GIVEN REQUEST:
Search the data for the word "document" and copy every line where it occurs.

-- Begin --

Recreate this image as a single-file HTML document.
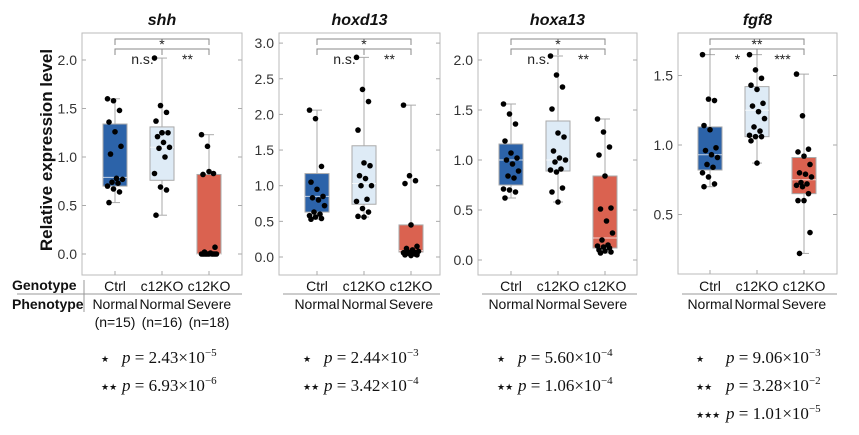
<!DOCTYPE html>
<html><head><meta charset="utf-8"><style>
body{margin:0;background:#fff;width:859px;height:435px;overflow:hidden}
svg{display:block}
</style></head><body>
<svg id="fig" width="859" height="435" viewBox="0 0 859 435" xmlns="http://www.w3.org/2000/svg" font-family="Liberation Sans, sans-serif"></svg>
<script>
const genes = ["shh","hoxd13","hoxa13","fgf8"];
const groups = ["Ctrl","c12KO","c12KO"];
const phenos = ["Normal","Normal","Severe"];
const yTicks = [[0,0.5,1,1.5,2],[0,0.5,1,1.5,2,2.5,3],[0,0.5,1,1.5,2],[0.5,1,1.5]];
const q1 = [[0.70,0.76,0.0],[0.63,0.74,0.07],[0.75,0.89,0.12],[0.82,1.06,0.65]];
const med = [[0.79,1.10,0.0],[0.85,1.03,0.09],[1.0,1.0,0.22],[0.93,1.25,0.75]];
const q3 = [[1.34,1.31,0.82],[1.17,1.56,0.45],[1.16,1.39,0.84],[1.13,1.42,0.91]];
const wLo = [[0.53,0.40,0.0],[0.53,0.56,0.02],[0.62,0.58,0.07],[0.70,0.87,0.22]];
const wHi = [[1.60,2.02,1.23],[2.06,2.80,2.13],[1.56,2.04,1.41],[1.65,1.65,1.51]];
const shhPts = [[1.60,1.58,1.48,1.36,1.26,1.11,1.03,0.78,0.77,0.74,0.73,0.70,0.67,0.64,0.53],
 [2.02,1.53,1.46,1.37,1.25,1.25,1.21,1.15,1.10,1.09,1.00,0.83,0.69,0.66,0.40,1.25],
 [1.23,1.11,0.83,0.82,0.85,0.07,0.02,0.01,0,0,0,0,0,0,0,0,0,0]];
const hoxd13Pts = [[2.06,1.94,1.27,1.05,0.95,0.85,0.83,0.80,0.72,0.63,0.60,0.58,0.56,0.54,0.53],
 [2.80,2.35,2.18,1.78,1.32,1.28,1.14,1.10,1.00,1.00,0.81,0.78,0.68,0.63,0.57,0.56],
 [2.13,1.14,1.07,1.03,0.45,0.15,0.12,0.10,0.08,0.07,0.07,0.06,0.05,0.04,0.03,0.02,0.03,0.05]];
const hoxa13Pts = [[1.56,1.46,1.36,1.19,1.07,1.02,1.00,0.96,0.89,0.84,0.82,0.71,0.70,0.68,0.62],
 [2.04,1.85,1.73,1.51,1.27,1.23,1.09,1.02,1.00,0.98,0.91,0.90,0.88,0.72,0.68,0.58],
 [1.41,1.28,1.13,1.05,0.84,0.52,0.51,0.39,0.27,0.20,0.15,0.14,0.13,0.12,0.10,0.09,0.08,0.07]];
const fgf8Pts = [[1.65,1.33,1.32,1.14,1.11,0.98,0.96,0.93,0.91,0.86,0.84,0.80,0.77,0.72,0.70],
 [1.65,1.54,1.48,1.43,1.40,1.30,1.28,1.24,1.19,1.13,1.10,1.07,1.06,1.06,1.03,0.87],
 [1.51,1.21,0.97,0.95,0.92,0.86,0.80,0.79,0.77,0.73,0.72,0.71,0.70,0.65,0.60,0.60,0.37,0.22]];
const points = [shhPts,hoxd13Pts,hoxa13Pts,fgf8Pts];
const sigTop = ["*","*","*","**"];
const sigLeft = ["n.s.","n.s.","n.s.","*"];
const sigRight = ["**","**","**","***"];
const pStars = [["★","★★"],["★","★★"],["★","★★"],["★","★★","★★★"]];
const pMant = [["2.43","6.93"],["2.44","3.42"],["5.60","1.06"],["9.06","3.28","1.01"]];
const pExp = [["5","6"],["3","4"],["4","4"],["3","2","5"]];

// layout (not data)
const frames = [{l:82,r:242,t:33,b:275,y0:254,ppu:97,cx0:115},
 {l:279,r:440,t:33,b:275,y0:257,ppu:71.3,cx0:317},
 {l:478,r:637,t:33,b:275,y0:260,ppu:100,cx0:511},
 {l:678,r:837,t:33,b:274,y0:284,ppu:139,cx0:710}];
const colors = ["#2c63a9","#deebf6","#da6250"];
const NS="http://www.w3.org/2000/svg";
const svg=document.getElementById('fig');
function el(tag,attrs,parent,text){const e=document.createElementNS(NS,tag);for(const k in attrs)e.setAttribute(k,attrs[k]);if(text!==undefined)e.textContent=text;(parent||svg).appendChild(e);return e;}

frames.forEach((f,pi)=>{
  const g=el('g',{});
  
  
  const y=v=>f.y0-f.ppu*v;
  const x=i=>f.cx0+i*47;
  const fr=el('rect',{x:f.l,y:f.t,width:f.r-f.l,height:f.b-f.t,fill:'none',stroke:'#bbb','stroke-width':1},g);
  
  
  const t=el('text',{x:(f.l+f.r)/2,y:25,'text-anchor':'middle','font-size':16,'font-weight':'bold','font-style':'italic',fill:'#111'},g,genes[pi]);
  
  
  yTicks[pi].forEach(v=>{
    el('line',{x1:f.l,x2:f.l+4,y1:y(v),y2:y(v),stroke:'#aaa'},g);
    el('line',{x1:f.r,x2:f.r-4,y1:y(v),y2:y(v),stroke:'#aaa'},g);
    const tl=el('text',{x:f.l-5,y:y(v)+5,'text-anchor':'end','font-size':14,fill:'#333'},g,v.toFixed(1));
    
    
  });
  for(let i=0;i<3;i++){
    const cx=x(i),w=24;
    el('line',{x1:cx,x2:cx,y1:y(wHi[pi][i]),y2:y(wLo[pi][i]),stroke:'#aaa'},g);
    el('line',{x1:cx-5,x2:cx+5,y1:y(wHi[pi][i]),y2:y(wHi[pi][i]),stroke:'#aaa'},g);
    el('line',{x1:cx-5,x2:cx+5,y1:y(wLo[pi][i]),y2:y(wLo[pi][i]),stroke:'#aaa'},g);
    const b=el('rect',{x:cx-w/2,y:y(q3[pi][i]),width:w,height:y(q1[pi][i])-y(q3[pi][i]),fill:colors[i],stroke:'#aaa'},g);
    
    
    el('line',{x1:cx-w/2,x2:cx+w/2,y1:y(med[pi][i]),y2:y(med[pi][i]),stroke:'#fff','stroke-opacity':0.7},g);
    points[pi][i].forEach((v,k)=>{
      const jx=((k*37)%11-5)*1.5;
      const c=el('circle',{cx:cx+jx,cy:y(v),r:2.8,fill:'#000'},g);
      
      
    });
    el('line',{x1:cx,x2:cx,y1:f.b,y2:f.b-4,stroke:'#aaa'},g);
    const gl=el('text',{x:cx,y:291,'text-anchor':'middle','font-size':14,fill:'#111'},g,groups[i]);
    
    
    const pl=el('text',{x:cx,y:309,'text-anchor':'middle','font-size':14,fill:'#111'},g,phenos[i]);
    
    
  }
  const a=x(0),m=x(1),c=x(2);
  el('path',{d:`M${a},45 V39 H${c} V45`,fill:'none',stroke:'#888'},g);
  el('path',{d:`M${a},55 V49 H${c} V55 M${m},49 V55`,fill:'none',stroke:'#888'},g);
  el('text',{x:m,y:49,'text-anchor':'middle','font-size':14,fill:'#222'},g,sigTop[pi]);
  el('text',{x:(a+m)/2+4,y:64,'text-anchor':'middle','font-size':14,fill:'#222'},g,sigLeft[pi]);
  el('text',{x:(m+c)/2+2,y:64,'text-anchor':'middle','font-size':14,fill:'#222'},g,sigRight[pi]);
  el('line',{x1:pi===0?17:f.l+4,x2:f.r,y1:294,y2:294,stroke:'#999'},g);
  pStars[pi].forEach((s,k)=>{
    const yy=363+k*28;
    const sx=f.cx0-14;
    el('text',{x:sx,y:yy-1,'font-size':9,fill:'#111','font-family':'DejaVu Sans, sans-serif'},g,s);
    const pt=el('text',{x:sx+(pi===3?30:21),y:yy,'font-size':17,fill:'#111','font-family':'Liberation Serif, serif'},g);
    
    
    el('tspan',{'font-style':'italic'},pt,'p');
    el('tspan',{},pt,' = '+pMant[pi][k]+'×10');
    el('tspan',{dy:-7,'font-size':11},pt,'−'+pExp[pi][k]);
  });
});
const yl=el('text',{x:0,y:0,transform:'translate(52,150) rotate(-90)','text-anchor':'middle','font-size':17,'font-weight':'bold',fill:'#111'},svg,'Relative expression level');


const gt=el('text',{x:12,y:290,'font-size':14,'font-weight':'bold',fill:'#111'},svg,'Genotype');


const pt=el('text',{x:12,y:309,'font-size':14,'font-weight':'bold',fill:'#111'},svg,'Phenotype');


el('line',{x1:84,x2:84,y1:280,y2:312,stroke:'#999'});
const nLabels=["(n=15)","(n=16)","(n=18)"];
nLabels.forEach((s,i)=>{
  const n=el('text',{x:115+i*47,y:327,'text-anchor':'middle','font-size':14,fill:'#111'},svg,s);
  
  
});
</script>
</body></html>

-- End --

WRITTEN SOLUTION:
Recreate this image as a single-file HTML document.
const svg=document.getElementById('fig');
function el(tag,attrs,parent,text){const e=document.createElementNS(NS,tag);for(const k in attrs)e.setAttribute(k,attrs[k]);if(text!==undefined)e.textContent=text;(parent||svg).appendChild(e);return e;}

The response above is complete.